Taiwan Culture Minister Lung Ying-tai sent a congratulatory telegram to Lee, probably the island's most famous living son, promptly after the news broke that he had won his second Academy Award for directing.
"I'm very pleased to hear that you... have won the Oscar honour. We feel very proud of you," she said, according to the ministry.
The Oscar came as a rare chance for Taiwan, living in the shadow of giant neighbour China, to savour the global limelight after the small island found its way into Lee's acceptance speech.
"I (could) not make this movie without the help of Taiwan.

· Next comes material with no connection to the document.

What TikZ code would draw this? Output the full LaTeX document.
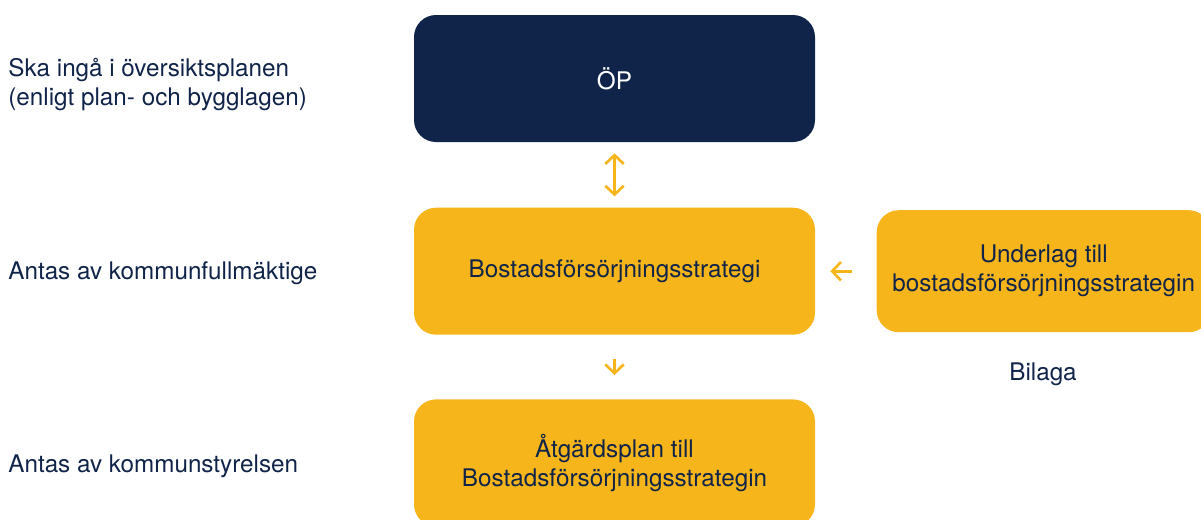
\documentclass[tikz,border=0pt]{standalone}
\usepackage{fontspec}
\setmainfont{TeX Gyre Heros}
\usepackage{xcolor}
\usetikzlibrary{arrows.meta, positioning}
\definecolor{marin}{HTML}{10244A}
\definecolor{gul}{HTML}{F6B51A}
\tikzstyle{morkruta} = [rectangle, rounded corners=0.44cm, 
minimum width=8.02cm, 
minimum height=2.54cm, 
text centered, 
fill=marin, text=white]
\tikzstyle{gulruta} = [rectangle, rounded corners=0.44cm, 
minimum width=8.02cm, 
minimum height=2.54cm, 
text centered, align=center, 
fill=gul, text=marin]
\tikzstyle{etikett} = [anchor=west, inner sep=0pt, align=left, text=marin]
\tikzstyle{pil} = [draw=gul, line width=1.5pt, >={Straight Barb[length=5pt,width=10.5pt]}]

\begin{document}
\begin{tikzpicture}[node distance=1.3cm, auto, font=\fontsize{13.8pt}{16.6pt}\selectfont]
        \useasboundingbox (0,0) rectangle (24.02,-10.38);

        % --- Rutor ---
        \node (op) [morkruta] at (12.29,-1.57) {ÖP};
        \node (strategi) [gulruta, below=of op] {Bostadsförsörjningsstrategi};
        \node (atgard) [gulruta, below=1.28cm of strategi] {Åtgärdsplan till\\Bostadsförsörjningsstrategin};
        \node (underlag) [gulruta, right=1.22cm of strategi, minimum width=6.68cm, minimum height=2.44cm] {Underlag till\\bostadsförsörjningsstrategin};
        \node (bilaga) [text=marin] at (20.86,-7.48) {Bilaga};

        % --- Etiketter till vänster ---
        \node (lbl_op) [etikett] at (0.16,-1.69) {Ska ingå i översiktsplanen\\(enligt plan- och bygglagen)};
        \node (lbl_strategi) [etikett] at (0.16,-5.46) {Antas av kommunfullmäktige};
        \node (lbl_atgard) [etikett] at (0.16,-9.32) {Antas av kommunstyrelsen};

        % --- Pilar ---
        \draw [pil, <->, shorten <=0.22cm, shorten >=0.22cm] (op) -- (strategi);
        \draw [pil, ->, shorten <=0.48cm, shorten >=0.48cm] (strategi) -- (atgard);
        \draw [pil, ->, shorten <=0.48cm, shorten >=0.3cm] (underlag) -- (strategi);

    \end{tikzpicture}
\end{document}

We shot there," the 58-year-old said.
"I want to thank everybody there who helped us, especially the city of Taichung," he added, referring to Taiwan's third-largest city, where the majority of "Life of Pi" was filmed.
Taichung mayor Jason Hu said in a statement that Lee's Oscar win showed Taiwan's ability "to do many things well", adding: "Taiwan deserves this!"
China considers Taiwan part of its territory, demanding that all its diplomatic allies cut off official ties with the island.
Taiwan is currently recognised by only 23 countries, mostly small and poor, but the island's government has tried in recent years to make up for some of the missing diplomatic clout by banking on soft power.
Sports icons such as golf superstar Tseng Yani and basketball player Jeremy Lin -- American but with Taiwanese-born parents -- have been held up as models of the cool, modern image Taiwan wants to project.
Lee, who has spent almost his entire professional career abroad, won a best directing Oscar in 2005 for the gay cowboy drama "Brokeback Mountain".
In 2000, he won the Oscar for Best Foreign Language Film with the kung fu epic "Crouching Tiger, Hidden Dragon".